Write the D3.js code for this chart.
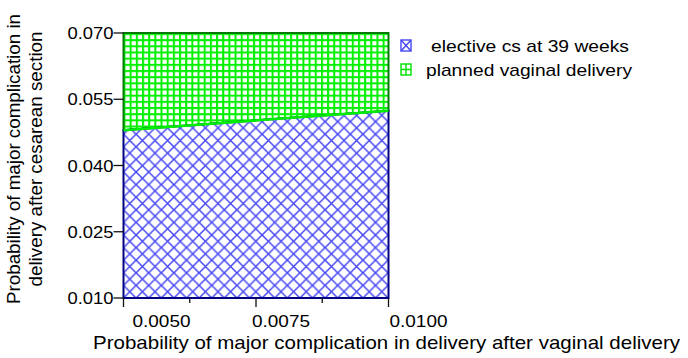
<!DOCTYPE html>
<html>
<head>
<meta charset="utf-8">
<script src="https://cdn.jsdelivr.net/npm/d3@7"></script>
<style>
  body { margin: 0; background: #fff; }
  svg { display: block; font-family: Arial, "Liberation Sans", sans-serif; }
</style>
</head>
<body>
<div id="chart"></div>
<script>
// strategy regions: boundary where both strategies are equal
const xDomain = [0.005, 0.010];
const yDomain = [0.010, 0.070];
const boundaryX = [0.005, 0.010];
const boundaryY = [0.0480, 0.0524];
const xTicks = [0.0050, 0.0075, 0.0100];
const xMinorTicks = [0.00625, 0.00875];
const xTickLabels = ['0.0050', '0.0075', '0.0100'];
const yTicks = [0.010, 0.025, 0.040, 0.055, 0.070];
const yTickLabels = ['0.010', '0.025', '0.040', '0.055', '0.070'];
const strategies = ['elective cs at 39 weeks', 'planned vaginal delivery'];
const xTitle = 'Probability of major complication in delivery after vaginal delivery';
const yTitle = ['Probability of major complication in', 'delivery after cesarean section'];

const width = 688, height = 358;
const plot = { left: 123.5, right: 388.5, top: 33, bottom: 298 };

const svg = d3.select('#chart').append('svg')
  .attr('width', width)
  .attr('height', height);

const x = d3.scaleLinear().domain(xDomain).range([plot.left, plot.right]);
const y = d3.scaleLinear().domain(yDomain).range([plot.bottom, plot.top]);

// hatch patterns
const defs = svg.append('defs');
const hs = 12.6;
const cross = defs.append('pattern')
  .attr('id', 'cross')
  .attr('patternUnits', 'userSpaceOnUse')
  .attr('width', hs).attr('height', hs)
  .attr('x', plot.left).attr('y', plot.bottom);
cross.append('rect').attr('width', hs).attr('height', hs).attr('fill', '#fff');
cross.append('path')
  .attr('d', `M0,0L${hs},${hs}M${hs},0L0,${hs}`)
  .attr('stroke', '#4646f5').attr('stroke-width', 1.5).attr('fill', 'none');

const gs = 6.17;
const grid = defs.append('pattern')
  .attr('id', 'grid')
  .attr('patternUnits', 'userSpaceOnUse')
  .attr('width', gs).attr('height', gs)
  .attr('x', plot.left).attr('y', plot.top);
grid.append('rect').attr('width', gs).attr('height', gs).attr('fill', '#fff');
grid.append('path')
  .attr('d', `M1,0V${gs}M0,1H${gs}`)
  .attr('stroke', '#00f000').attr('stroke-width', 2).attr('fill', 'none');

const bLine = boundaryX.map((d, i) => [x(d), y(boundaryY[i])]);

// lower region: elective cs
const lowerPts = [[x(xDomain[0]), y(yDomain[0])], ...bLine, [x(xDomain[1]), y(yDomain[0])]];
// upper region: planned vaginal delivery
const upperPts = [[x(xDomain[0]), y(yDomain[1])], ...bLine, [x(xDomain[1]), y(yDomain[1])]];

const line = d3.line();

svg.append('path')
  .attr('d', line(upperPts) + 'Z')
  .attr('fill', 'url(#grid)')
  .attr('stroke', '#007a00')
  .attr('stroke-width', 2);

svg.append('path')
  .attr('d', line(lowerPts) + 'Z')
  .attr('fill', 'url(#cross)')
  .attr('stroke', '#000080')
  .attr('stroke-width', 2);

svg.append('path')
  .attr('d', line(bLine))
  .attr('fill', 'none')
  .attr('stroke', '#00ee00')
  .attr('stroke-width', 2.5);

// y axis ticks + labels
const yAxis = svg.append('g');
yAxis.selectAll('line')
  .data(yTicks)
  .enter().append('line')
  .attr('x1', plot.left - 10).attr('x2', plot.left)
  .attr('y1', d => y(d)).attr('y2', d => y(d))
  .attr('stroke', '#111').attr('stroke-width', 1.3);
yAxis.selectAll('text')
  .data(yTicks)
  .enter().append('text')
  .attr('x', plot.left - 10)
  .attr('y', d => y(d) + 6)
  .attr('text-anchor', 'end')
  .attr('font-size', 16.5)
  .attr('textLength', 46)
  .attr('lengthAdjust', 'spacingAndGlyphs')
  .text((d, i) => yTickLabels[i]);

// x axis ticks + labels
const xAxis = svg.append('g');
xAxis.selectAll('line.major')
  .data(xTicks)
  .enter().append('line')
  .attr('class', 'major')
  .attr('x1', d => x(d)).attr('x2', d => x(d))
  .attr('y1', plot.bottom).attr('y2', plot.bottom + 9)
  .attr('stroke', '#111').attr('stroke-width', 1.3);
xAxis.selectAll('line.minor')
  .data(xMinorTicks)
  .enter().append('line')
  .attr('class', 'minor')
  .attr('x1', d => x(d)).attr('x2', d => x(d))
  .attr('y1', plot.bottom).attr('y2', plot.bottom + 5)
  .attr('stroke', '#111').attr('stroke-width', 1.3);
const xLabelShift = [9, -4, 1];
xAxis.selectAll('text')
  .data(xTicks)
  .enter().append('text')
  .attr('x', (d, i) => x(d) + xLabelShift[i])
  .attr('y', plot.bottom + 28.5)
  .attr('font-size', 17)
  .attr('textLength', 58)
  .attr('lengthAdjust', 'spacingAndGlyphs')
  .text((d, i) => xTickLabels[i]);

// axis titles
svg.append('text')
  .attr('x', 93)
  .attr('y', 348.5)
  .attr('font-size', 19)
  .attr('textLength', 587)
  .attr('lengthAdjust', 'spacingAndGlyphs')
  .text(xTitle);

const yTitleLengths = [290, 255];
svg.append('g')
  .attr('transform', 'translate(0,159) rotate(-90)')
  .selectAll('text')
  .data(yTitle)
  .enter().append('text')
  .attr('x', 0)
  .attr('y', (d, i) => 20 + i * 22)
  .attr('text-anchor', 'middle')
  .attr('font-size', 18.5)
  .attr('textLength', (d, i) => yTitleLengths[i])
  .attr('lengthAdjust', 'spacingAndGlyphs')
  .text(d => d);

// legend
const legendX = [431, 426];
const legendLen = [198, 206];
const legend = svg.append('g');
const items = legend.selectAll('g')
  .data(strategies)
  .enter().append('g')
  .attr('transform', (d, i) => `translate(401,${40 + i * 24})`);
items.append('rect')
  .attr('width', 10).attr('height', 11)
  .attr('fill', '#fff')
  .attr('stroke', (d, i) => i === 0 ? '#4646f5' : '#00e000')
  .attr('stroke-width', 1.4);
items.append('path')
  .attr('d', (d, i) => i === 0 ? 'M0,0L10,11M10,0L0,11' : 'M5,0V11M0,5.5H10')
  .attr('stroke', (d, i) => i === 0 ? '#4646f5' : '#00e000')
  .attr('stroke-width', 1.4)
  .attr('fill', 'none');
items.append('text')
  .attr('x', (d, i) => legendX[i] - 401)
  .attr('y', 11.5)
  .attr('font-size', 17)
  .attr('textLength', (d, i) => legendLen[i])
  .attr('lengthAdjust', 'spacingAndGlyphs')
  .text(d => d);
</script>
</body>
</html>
__________________________________________________
GIVEN INSTRUCTION >> Extract the full listing exactly, with the pictures left out.

CORRECT ANSWER >>
Write the D3.js code for this chart.
<!DOCTYPE html>
<html>
<head>
<meta charset="utf-8">
<script src="https://cdn.jsdelivr.net/npm/d3@7"></script>
<style>
  body { margin: 0; background: #fff; }
  svg { display: block; font-family: Arial, "Liberation Sans", sans-serif; }
</style>
</head>
<body>
<div id="chart"></div>
<script>
// strategy regions: boundary where both strategies are equal
const xDomain = [0.005, 0.010];
const yDomain = [0.010, 0.070];
const boundaryX = [0.005, 0.010];
const boundaryY = [0.0480, 0.0524];
const xTicks = [0.0050, 0.0075, 0.0100];
const xMinorTicks = [0.00625, 0.00875];
const xTickLabels = ['0.0050', '0.0075', '0.0100'];
const yTicks = [0.010, 0.025, 0.040, 0.055, 0.070];
const yTickLabels = ['0.010', '0.025', '0.040', '0.055', '0.070'];
const strategies = ['elective cs at 39 weeks', 'planned vaginal delivery'];
const xTitle = 'Probability of major complication in delivery after vaginal delivery';
const yTitle = ['Probability of major complication in', 'delivery after cesarean section'];

const width = 688, height = 358;
const plot = { left: 123.5, right: 388.5, top: 33, bottom: 298 };

const svg = d3.select('#chart').append('svg')
  .attr('width', width)
  .attr('height', height);

const x = d3.scaleLinear().domain(xDomain).range([plot.left, plot.right]);
const y = d3.scaleLinear().domain(yDomain).range([plot.bottom, plot.top]);

// hatch patterns
const defs = svg.append('defs');
const hs = 12.6;
const cross = defs.append('pattern')
  .attr('id', 'cross')
  .attr('patternUnits', 'userSpaceOnUse')
  .attr('width', hs).attr('height', hs)
  .attr('x', plot.left).attr('y', plot.bottom);
cross.append('rect').attr('width', hs).attr('height', hs).attr('fill', '#fff');
cross.append('path')
  .attr('d', `M0,0L${hs},${hs}M${hs},0L0,${hs}`)
  .attr('stroke', '#4646f5').attr('stroke-width', 1.5).attr('fill', 'none');

const gs = 6.17;
const grid = defs.append('pattern')
  .attr('id', 'grid')
  .attr('patternUnits', 'userSpaceOnUse')
  .attr('width', gs).attr('height', gs)
  .attr('x', plot.left).attr('y', plot.top);
grid.append('rect').attr('width', gs).attr('height', gs).attr('fill', '#fff');
grid.append('path')
  .attr('d', `M1,0V${gs}M0,1H${gs}`)
  .attr('stroke', '#00f000').attr('stroke-width', 2).attr('fill', 'none');

const bLine = boundaryX.map((d, i) => [x(d), y(boundaryY[i])]);

// lower region: elective cs
const lowerPts = [[x(xDomain[0]), y(yDomain[0])], ...bLine, [x(xDomain[1]), y(yDomain[0])]];
// upper region: planned vaginal delivery
const upperPts = [[x(xDomain[0]), y(yDomain[1])], ...bLine, [x(xDomain[1]), y(yDomain[1])]];

const line = d3.line();

svg.append('path')
  .attr('d', line(upperPts) + 'Z')
  .attr('fill', 'url(#grid)')
  .attr('stroke', '#007a00')
  .attr('stroke-width', 2);

svg.append('path')
  .attr('d', line(lowerPts) + 'Z')
  .attr('fill', 'url(#cross)')
  .attr('stroke', '#000080')
  .attr('stroke-width', 2);

svg.append('path')
  .attr('d', line(bLine))
  .attr('fill', 'none')
  .attr('stroke', '#00ee00')
  .attr('stroke-width', 2.5);

// y axis ticks + labels
const yAxis = svg.append('g');
yAxis.selectAll('line')
  .data(yTicks)
  .enter().append('line')
  .attr('x1', plot.left - 10).attr('x2', plot.left)
  .attr('y1', d => y(d)).attr('y2', d => y(d))
  .attr('stroke', '#111').attr('stroke-width', 1.3);
yAxis.selectAll('text')
  .data(yTicks)
  .enter().append('text')
  .attr('x', plot.left - 10)
  .attr('y', d => y(d) + 6)
  .attr('text-anchor', 'end')
  .attr('font-size', 16.5)
  .attr('textLength', 46)
  .attr('lengthAdjust', 'spacingAndGlyphs')
  .text((d, i) => yTickLabels[i]);

// x axis ticks + labels
const xAxis = svg.append('g');
xAxis.selectAll('line.major')
  .data(xTicks)
  .enter().append('line')
  .attr('class', 'major')
  .attr('x1', d => x(d)).attr('x2', d => x(d))
  .attr('y1', plot.bottom).attr('y2', plot.bottom + 9)
  .attr('stroke', '#111').attr('stroke-width', 1.3);
xAxis.selectAll('line.minor')
  .data(xMinorTicks)
  .enter().append('line')
  .attr('class', 'minor')
  .attr('x1', d => x(d)).attr('x2', d => x(d))
  .attr('y1', plot.bottom).attr('y2', plot.bottom + 5)
  .attr('stroke', '#111').attr('stroke-width', 1.3);
const xLabelShift = [9, -4, 1];
xAxis.selectAll('text')
  .data(xTicks)
  .enter().append('text')
  .attr('x', (d, i) => x(d) + xLabelShift[i])
  .attr('y', plot.bottom + 28.5)
  .attr('font-size', 17)
  .attr('textLength', 58)
  .attr('lengthAdjust', 'spacingAndGlyphs')
  .text((d, i) => xTickLabels[i]);

// axis titles
svg.append('text')
  .attr('x', 93)
  .attr('y', 348.5)
  .attr('font-size', 19)
  .attr('textLength', 587)
  .attr('lengthAdjust', 'spacingAndGlyphs')
  .text(xTitle);

const yTitleLengths = [290, 255];
svg.append('g')
  .attr('transform', 'translate(0,159) rotate(-90)')
  .selectAll('text')
  .data(yTitle)
  .enter().append('text')
  .attr('x', 0)
  .attr('y', (d, i) => 20 + i * 22)
  .attr('text-anchor', 'middle')
  .attr('font-size', 18.5)
  .attr('textLength', (d, i) => yTitleLengths[i])
  .attr('lengthAdjust', 'spacingAndGlyphs')
  .text(d => d);

// legend
const legendX = [431, 426];
const legendLen = [198, 206];
const legend = svg.append('g');
const items = legend.selectAll('g')
  .data(strategies)
  .enter().append('g')
  .attr('transform', (d, i) => `translate(401,${40 + i * 24})`);
items.append('rect')
  .attr('width', 10).attr('height', 11)
  .attr('fill', '#fff')
  .attr('stroke', (d, i) => i === 0 ? '#4646f5' : '#00e000')
  .attr('stroke-width', 1.4);
items.append('path')
  .attr('d', (d, i) => i === 0 ? 'M0,0L10,11M10,0L0,11' : 'M5,0V11M0,5.5H10')
  .attr('stroke', (d, i) => i === 0 ? '#4646f5' : '#00e000')
  .attr('stroke-width', 1.4)
  .attr('fill', 'none');
items.append('text')
  .attr('x', (d, i) => legendX[i] - 401)
  .attr('y', 11.5)
  .attr('font-size', 17)
  .attr('textLength', (d, i) => legendLen[i])
  .attr('lengthAdjust', 'spacingAndGlyphs')
  .text(d => d);
</script>
</body>
</html>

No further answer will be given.